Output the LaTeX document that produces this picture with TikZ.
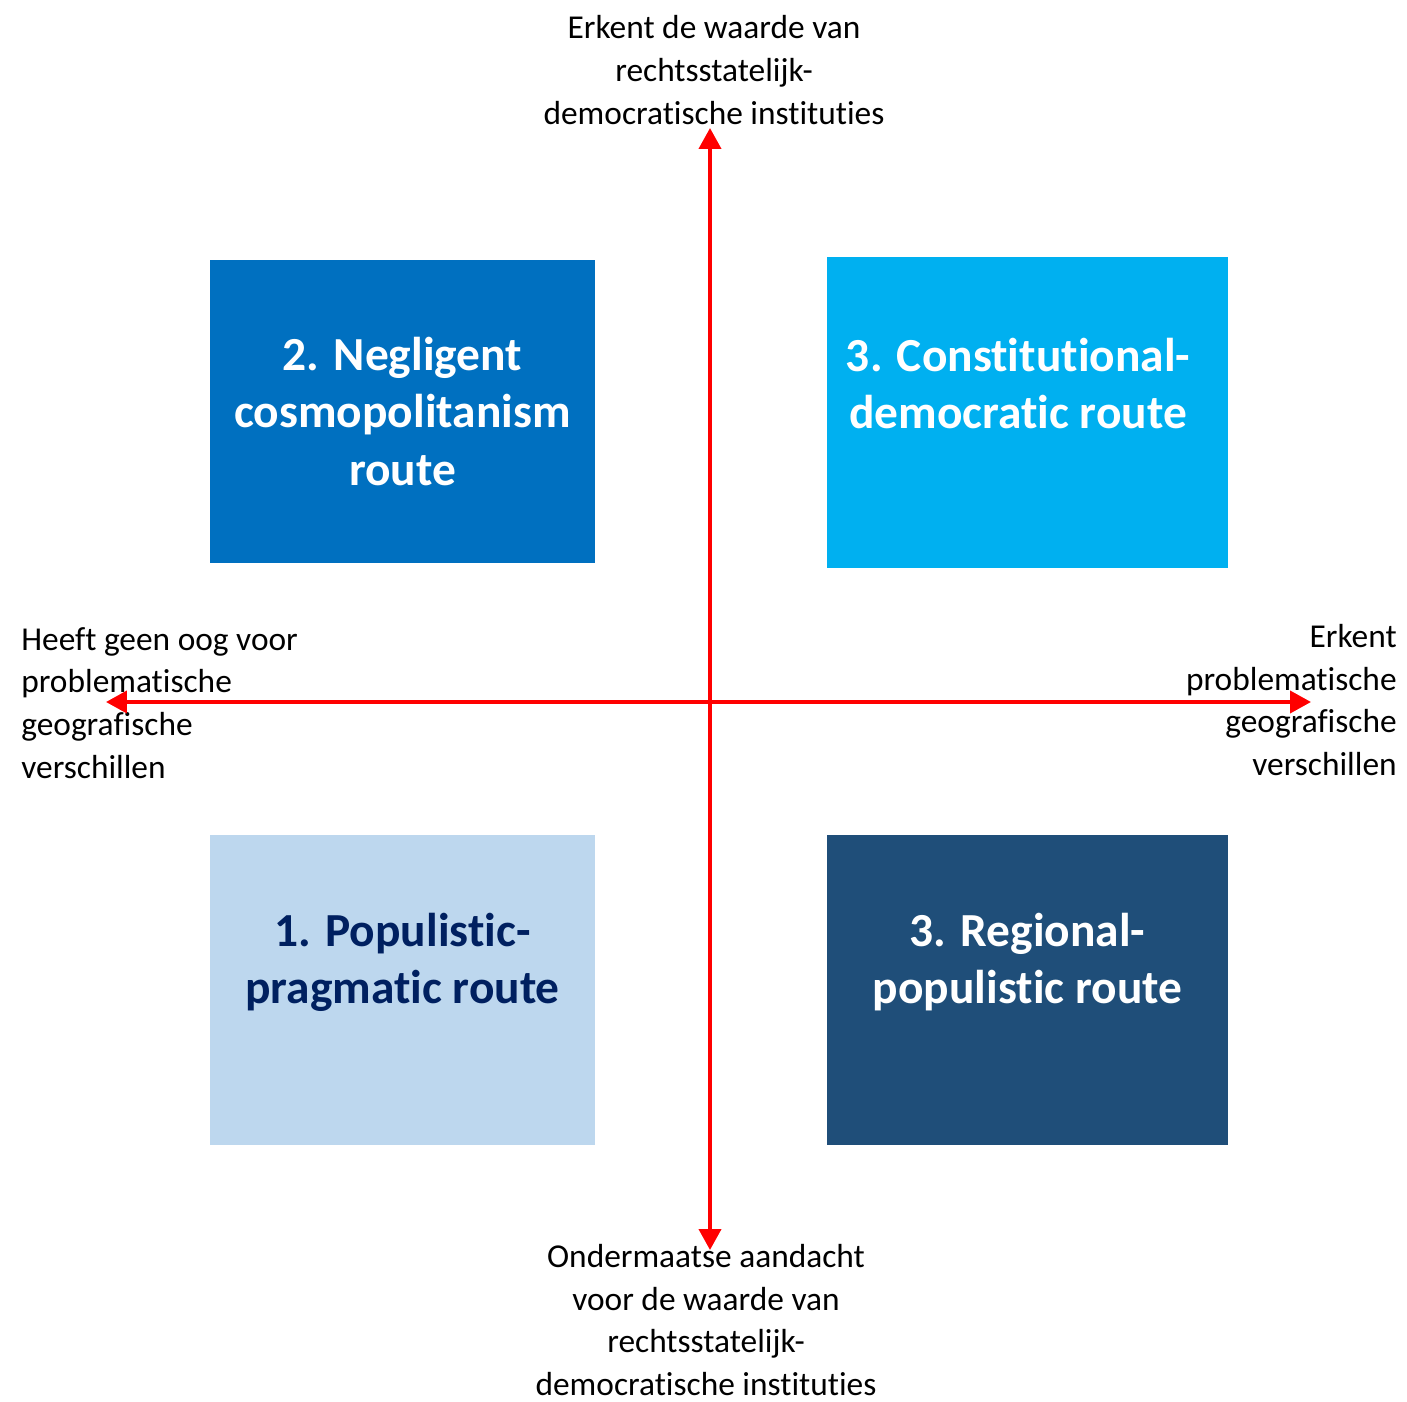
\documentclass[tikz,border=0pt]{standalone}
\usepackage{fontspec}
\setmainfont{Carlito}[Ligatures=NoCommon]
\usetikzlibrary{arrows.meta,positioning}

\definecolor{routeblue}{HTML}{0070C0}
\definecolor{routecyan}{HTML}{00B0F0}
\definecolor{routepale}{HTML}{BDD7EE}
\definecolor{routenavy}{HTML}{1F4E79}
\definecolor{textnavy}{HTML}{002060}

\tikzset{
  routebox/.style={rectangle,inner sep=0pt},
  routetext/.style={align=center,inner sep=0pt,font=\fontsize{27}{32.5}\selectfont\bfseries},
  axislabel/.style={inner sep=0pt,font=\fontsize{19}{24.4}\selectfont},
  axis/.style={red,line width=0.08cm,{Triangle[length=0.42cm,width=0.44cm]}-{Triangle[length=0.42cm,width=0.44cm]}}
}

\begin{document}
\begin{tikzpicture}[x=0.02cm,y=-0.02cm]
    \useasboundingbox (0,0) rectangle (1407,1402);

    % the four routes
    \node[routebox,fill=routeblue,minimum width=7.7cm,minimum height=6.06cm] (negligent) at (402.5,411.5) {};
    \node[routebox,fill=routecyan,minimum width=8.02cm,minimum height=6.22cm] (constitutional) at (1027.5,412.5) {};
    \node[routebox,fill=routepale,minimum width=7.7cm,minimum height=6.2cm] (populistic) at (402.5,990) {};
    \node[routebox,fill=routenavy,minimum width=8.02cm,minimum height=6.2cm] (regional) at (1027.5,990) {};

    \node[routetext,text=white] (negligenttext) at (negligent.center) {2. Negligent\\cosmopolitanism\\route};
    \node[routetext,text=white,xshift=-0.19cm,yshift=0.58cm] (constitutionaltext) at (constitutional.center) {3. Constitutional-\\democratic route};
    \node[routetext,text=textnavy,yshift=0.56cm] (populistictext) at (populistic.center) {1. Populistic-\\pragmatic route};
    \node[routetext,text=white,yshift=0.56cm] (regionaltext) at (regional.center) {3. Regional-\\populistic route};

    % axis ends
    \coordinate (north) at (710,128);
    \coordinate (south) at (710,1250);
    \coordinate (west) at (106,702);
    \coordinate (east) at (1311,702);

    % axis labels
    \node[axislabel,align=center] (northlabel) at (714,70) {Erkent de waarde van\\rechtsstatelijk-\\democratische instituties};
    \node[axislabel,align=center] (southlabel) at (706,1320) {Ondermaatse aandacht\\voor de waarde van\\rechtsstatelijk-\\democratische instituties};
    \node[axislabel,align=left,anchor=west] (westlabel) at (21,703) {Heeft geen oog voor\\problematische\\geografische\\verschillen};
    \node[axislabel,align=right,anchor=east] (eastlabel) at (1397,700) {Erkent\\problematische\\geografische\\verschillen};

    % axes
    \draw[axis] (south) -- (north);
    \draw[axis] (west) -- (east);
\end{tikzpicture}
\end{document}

> [Challenge] Go through the listing above and quote it exactly, apart from its images.

> [Expected output]
Output the LaTeX document that produces this picture with TikZ.
\documentclass[tikz,border=0pt]{standalone}
\usepackage{fontspec}
\setmainfont{Carlito}[Ligatures=NoCommon]
\usetikzlibrary{arrows.meta,positioning}

\definecolor{routeblue}{HTML}{0070C0}
\definecolor{routecyan}{HTML}{00B0F0}
\definecolor{routepale}{HTML}{BDD7EE}
\definecolor{routenavy}{HTML}{1F4E79}
\definecolor{textnavy}{HTML}{002060}

\tikzset{
  routebox/.style={rectangle,inner sep=0pt},
  routetext/.style={align=center,inner sep=0pt,font=\fontsize{27}{32.5}\selectfont\bfseries},
  axislabel/.style={inner sep=0pt,font=\fontsize{19}{24.4}\selectfont},
  axis/.style={red,line width=0.08cm,{Triangle[length=0.42cm,width=0.44cm]}-{Triangle[length=0.42cm,width=0.44cm]}}
}

\begin{document}
\begin{tikzpicture}[x=0.02cm,y=-0.02cm]
    \useasboundingbox (0,0) rectangle (1407,1402);

    % the four routes
    \node[routebox,fill=routeblue,minimum width=7.7cm,minimum height=6.06cm] (negligent) at (402.5,411.5) {};
    \node[routebox,fill=routecyan,minimum width=8.02cm,minimum height=6.22cm] (constitutional) at (1027.5,412.5) {};
    \node[routebox,fill=routepale,minimum width=7.7cm,minimum height=6.2cm] (populistic) at (402.5,990) {};
    \node[routebox,fill=routenavy,minimum width=8.02cm,minimum height=6.2cm] (regional) at (1027.5,990) {};

    \node[routetext,text=white] (negligenttext) at (negligent.center) {2. Negligent\\cosmopolitanism\\route};
    \node[routetext,text=white,xshift=-0.19cm,yshift=0.58cm] (constitutionaltext) at (constitutional.center) {3. Constitutional-\\democratic route};
    \node[routetext,text=textnavy,yshift=0.56cm] (populistictext) at (populistic.center) {1. Populistic-\\pragmatic route};
    \node[routetext,text=white,yshift=0.56cm] (regionaltext) at (regional.center) {3. Regional-\\populistic route};

    % axis ends
    \coordinate (north) at (710,128);
    \coordinate (south) at (710,1250);
    \coordinate (west) at (106,702);
    \coordinate (east) at (1311,702);

    % axis labels
    \node[axislabel,align=center] (northlabel) at (714,70) {Erkent de waarde van\\rechtsstatelijk-\\democratische instituties};
    \node[axislabel,align=center] (southlabel) at (706,1320) {Ondermaatse aandacht\\voor de waarde van\\rechtsstatelijk-\\democratische instituties};
    \node[axislabel,align=left,anchor=west] (westlabel) at (21,703) {Heeft geen oog voor\\problematische\\geografische\\verschillen};
    \node[axislabel,align=right,anchor=east] (eastlabel) at (1397,700) {Erkent\\problematische\\geografische\\verschillen};

    % axes
    \draw[axis] (south) -- (north);
    \draw[axis] (west) -- (east);
\end{tikzpicture}
\end{document}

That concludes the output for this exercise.